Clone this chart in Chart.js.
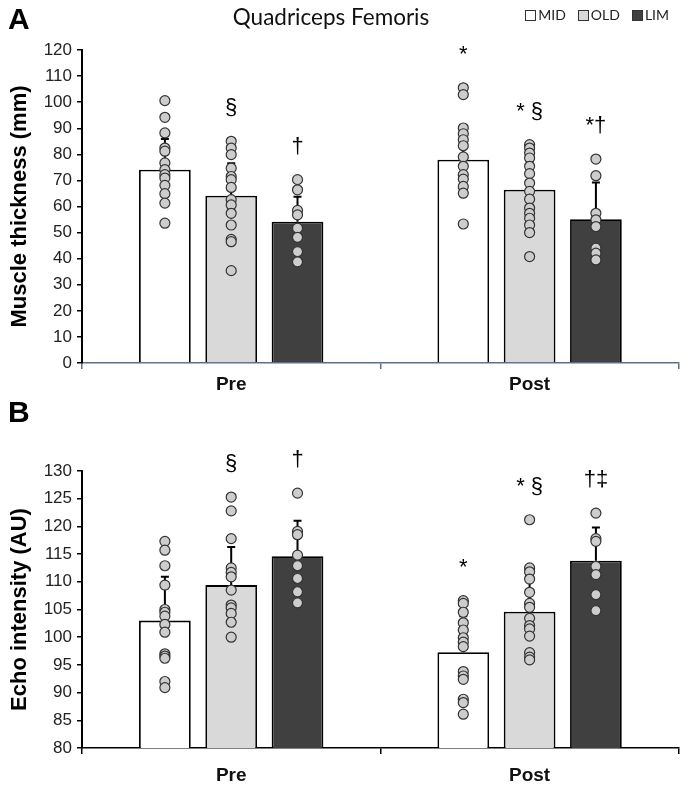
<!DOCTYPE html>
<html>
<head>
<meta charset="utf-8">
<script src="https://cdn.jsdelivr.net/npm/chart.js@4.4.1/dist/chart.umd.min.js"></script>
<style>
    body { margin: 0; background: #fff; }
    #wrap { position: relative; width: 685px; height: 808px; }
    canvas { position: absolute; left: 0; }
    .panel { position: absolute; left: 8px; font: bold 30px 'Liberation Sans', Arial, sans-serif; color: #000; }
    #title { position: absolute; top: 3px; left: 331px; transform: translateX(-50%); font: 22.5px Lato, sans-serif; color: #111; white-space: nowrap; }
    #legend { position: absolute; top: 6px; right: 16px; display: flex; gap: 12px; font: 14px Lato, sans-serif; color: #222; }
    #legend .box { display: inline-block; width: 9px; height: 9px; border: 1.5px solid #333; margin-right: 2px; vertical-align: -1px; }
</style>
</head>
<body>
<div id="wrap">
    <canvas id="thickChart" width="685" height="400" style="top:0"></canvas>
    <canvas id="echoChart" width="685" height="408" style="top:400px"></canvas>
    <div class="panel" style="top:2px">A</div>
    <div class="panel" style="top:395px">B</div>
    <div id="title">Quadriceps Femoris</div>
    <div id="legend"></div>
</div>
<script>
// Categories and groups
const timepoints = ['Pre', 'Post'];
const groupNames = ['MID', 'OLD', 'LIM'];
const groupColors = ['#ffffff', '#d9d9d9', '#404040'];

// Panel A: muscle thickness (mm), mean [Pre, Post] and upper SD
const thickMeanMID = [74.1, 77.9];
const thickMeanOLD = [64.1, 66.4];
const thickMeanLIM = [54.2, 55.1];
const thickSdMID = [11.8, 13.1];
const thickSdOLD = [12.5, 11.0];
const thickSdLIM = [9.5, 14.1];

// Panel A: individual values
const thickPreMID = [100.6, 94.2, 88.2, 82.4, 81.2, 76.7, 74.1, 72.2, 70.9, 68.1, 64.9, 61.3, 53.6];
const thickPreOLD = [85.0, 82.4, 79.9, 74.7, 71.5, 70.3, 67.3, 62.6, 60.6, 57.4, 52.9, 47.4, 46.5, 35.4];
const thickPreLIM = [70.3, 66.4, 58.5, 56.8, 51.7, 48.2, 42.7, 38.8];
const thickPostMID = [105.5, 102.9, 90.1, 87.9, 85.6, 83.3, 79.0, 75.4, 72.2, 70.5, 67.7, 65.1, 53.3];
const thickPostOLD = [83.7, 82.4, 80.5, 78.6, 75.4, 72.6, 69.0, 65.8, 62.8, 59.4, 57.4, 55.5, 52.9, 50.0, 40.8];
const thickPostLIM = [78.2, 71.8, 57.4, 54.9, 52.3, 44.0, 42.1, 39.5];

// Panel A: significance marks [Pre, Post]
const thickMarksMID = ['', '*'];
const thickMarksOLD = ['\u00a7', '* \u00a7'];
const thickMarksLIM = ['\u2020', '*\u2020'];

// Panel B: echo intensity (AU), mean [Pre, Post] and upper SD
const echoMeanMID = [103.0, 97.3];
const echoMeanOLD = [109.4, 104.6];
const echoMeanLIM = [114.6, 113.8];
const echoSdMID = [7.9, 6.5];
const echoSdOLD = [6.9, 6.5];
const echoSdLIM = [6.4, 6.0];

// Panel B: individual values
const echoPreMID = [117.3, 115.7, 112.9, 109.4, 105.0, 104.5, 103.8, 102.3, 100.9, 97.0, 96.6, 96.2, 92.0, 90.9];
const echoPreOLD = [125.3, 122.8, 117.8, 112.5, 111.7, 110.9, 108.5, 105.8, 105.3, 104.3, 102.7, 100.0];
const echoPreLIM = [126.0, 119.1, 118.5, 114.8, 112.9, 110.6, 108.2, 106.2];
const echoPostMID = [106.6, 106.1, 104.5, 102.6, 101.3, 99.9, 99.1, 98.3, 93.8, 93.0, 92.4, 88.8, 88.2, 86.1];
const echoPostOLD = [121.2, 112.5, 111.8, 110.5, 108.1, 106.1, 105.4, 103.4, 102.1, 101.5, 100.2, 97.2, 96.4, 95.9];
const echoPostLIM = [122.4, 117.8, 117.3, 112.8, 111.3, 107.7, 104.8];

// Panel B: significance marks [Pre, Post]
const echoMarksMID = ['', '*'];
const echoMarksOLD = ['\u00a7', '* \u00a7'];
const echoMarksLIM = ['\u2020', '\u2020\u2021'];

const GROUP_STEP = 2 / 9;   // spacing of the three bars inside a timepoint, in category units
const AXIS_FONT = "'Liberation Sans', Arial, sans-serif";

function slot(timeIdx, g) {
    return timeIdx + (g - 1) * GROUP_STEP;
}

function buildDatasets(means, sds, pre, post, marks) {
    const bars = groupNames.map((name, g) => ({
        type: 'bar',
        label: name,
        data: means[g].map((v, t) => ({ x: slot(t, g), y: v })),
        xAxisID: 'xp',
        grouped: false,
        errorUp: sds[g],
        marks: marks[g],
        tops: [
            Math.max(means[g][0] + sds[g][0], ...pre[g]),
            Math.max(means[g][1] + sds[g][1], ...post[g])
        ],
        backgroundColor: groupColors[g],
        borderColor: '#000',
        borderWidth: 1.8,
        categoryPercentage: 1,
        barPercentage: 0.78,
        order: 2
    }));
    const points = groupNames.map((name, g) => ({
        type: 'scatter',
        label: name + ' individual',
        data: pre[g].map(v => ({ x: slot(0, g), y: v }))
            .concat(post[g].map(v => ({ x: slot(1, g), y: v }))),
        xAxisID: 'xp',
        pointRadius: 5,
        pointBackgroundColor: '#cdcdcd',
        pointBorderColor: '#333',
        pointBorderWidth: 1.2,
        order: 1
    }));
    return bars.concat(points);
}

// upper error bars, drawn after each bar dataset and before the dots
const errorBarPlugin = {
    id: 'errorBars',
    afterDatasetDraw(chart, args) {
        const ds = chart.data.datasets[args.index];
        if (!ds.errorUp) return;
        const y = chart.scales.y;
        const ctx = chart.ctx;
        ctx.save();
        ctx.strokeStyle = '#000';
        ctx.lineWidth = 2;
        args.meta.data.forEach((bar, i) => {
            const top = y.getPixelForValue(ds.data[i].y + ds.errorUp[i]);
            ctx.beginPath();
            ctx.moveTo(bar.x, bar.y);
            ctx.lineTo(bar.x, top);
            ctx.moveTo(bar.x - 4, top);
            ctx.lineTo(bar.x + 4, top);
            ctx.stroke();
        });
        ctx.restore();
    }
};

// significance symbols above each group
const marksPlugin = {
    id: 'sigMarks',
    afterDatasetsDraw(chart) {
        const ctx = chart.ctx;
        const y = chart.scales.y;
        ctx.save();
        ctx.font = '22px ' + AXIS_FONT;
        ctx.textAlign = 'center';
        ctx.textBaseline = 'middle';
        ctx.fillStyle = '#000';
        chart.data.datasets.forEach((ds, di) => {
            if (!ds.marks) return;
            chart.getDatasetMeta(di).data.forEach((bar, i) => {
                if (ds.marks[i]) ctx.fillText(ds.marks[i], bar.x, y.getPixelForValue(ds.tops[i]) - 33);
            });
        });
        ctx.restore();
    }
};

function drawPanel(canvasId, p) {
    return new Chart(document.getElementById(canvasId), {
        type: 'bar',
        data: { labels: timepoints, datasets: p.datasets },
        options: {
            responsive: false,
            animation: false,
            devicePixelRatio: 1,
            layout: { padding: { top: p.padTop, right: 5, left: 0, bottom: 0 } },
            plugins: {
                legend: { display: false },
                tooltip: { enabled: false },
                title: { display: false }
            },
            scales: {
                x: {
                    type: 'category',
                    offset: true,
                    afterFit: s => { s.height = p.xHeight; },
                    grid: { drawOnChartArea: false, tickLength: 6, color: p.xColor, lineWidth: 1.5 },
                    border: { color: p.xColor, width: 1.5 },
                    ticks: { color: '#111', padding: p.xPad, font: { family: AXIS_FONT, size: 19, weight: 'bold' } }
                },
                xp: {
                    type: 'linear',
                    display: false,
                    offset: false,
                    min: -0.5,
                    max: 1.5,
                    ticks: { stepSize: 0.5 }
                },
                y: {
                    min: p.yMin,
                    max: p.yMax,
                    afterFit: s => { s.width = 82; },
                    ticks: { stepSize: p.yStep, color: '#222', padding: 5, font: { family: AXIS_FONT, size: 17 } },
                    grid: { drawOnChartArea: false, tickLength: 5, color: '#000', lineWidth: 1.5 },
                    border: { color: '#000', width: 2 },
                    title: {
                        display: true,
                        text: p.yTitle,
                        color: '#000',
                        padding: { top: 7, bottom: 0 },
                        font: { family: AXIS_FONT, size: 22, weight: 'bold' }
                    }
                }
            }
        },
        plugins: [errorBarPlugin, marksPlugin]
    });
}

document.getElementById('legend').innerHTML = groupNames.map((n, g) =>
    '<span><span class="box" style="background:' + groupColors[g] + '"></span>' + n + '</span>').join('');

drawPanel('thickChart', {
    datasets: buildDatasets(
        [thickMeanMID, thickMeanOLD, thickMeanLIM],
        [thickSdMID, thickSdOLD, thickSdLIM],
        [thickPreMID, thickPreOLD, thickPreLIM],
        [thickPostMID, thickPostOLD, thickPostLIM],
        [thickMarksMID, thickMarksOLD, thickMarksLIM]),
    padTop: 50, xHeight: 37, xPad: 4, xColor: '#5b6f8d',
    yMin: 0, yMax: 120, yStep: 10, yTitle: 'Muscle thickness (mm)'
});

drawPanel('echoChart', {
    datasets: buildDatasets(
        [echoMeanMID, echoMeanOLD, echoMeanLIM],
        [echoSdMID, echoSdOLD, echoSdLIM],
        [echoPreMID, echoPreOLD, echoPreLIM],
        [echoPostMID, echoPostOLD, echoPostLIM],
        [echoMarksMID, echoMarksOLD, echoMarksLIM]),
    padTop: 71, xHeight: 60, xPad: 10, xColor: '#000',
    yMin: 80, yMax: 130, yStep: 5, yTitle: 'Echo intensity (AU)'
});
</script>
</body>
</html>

== == ==

Prompt:
Print the data above verbatim from the first line through the line holding "const thickSdLIM = [9.5, 14.1];", leaving every picture out.

Task answer:
Clone this chart in Chart.js.
<!DOCTYPE html>
<html>
<head>
<meta charset="utf-8">
<script src="https://cdn.jsdelivr.net/npm/chart.js@4.4.1/dist/chart.umd.min.js"></script>
<style>
    body { margin: 0; background: #fff; }
    #wrap { position: relative; width: 685px; height: 808px; }
    canvas { position: absolute; left: 0; }
    .panel { position: absolute; left: 8px; font: bold 30px 'Liberation Sans', Arial, sans-serif; color: #000; }
    #title { position: absolute; top: 3px; left: 331px; transform: translateX(-50%); font: 22.5px Lato, sans-serif; color: #111; white-space: nowrap; }
    #legend { position: absolute; top: 6px; right: 16px; display: flex; gap: 12px; font: 14px Lato, sans-serif; color: #222; }
    #legend .box { display: inline-block; width: 9px; height: 9px; border: 1.5px solid #333; margin-right: 2px; vertical-align: -1px; }
</style>
</head>
<body>
<div id="wrap">
    <canvas id="thickChart" width="685" height="400" style="top:0"></canvas>
    <canvas id="echoChart" width="685" height="408" style="top:400px"></canvas>
    <div class="panel" style="top:2px">A</div>
    <div class="panel" style="top:395px">B</div>
    <div id="title">Quadriceps Femoris</div>
    <div id="legend"></div>
</div>
<script>
// Categories and groups
const timepoints = ['Pre', 'Post'];
const groupNames = ['MID', 'OLD', 'LIM'];
const groupColors = ['#ffffff', '#d9d9d9', '#404040'];

// Panel A: muscle thickness (mm), mean [Pre, Post] and upper SD
const thickMeanMID = [74.1, 77.9];
const thickMeanOLD = [64.1, 66.4];
const thickMeanLIM = [54.2, 55.1];
const thickSdMID = [11.8, 13.1];
const thickSdOLD = [12.5, 11.0];
const thickSdLIM = [9.5, 14.1];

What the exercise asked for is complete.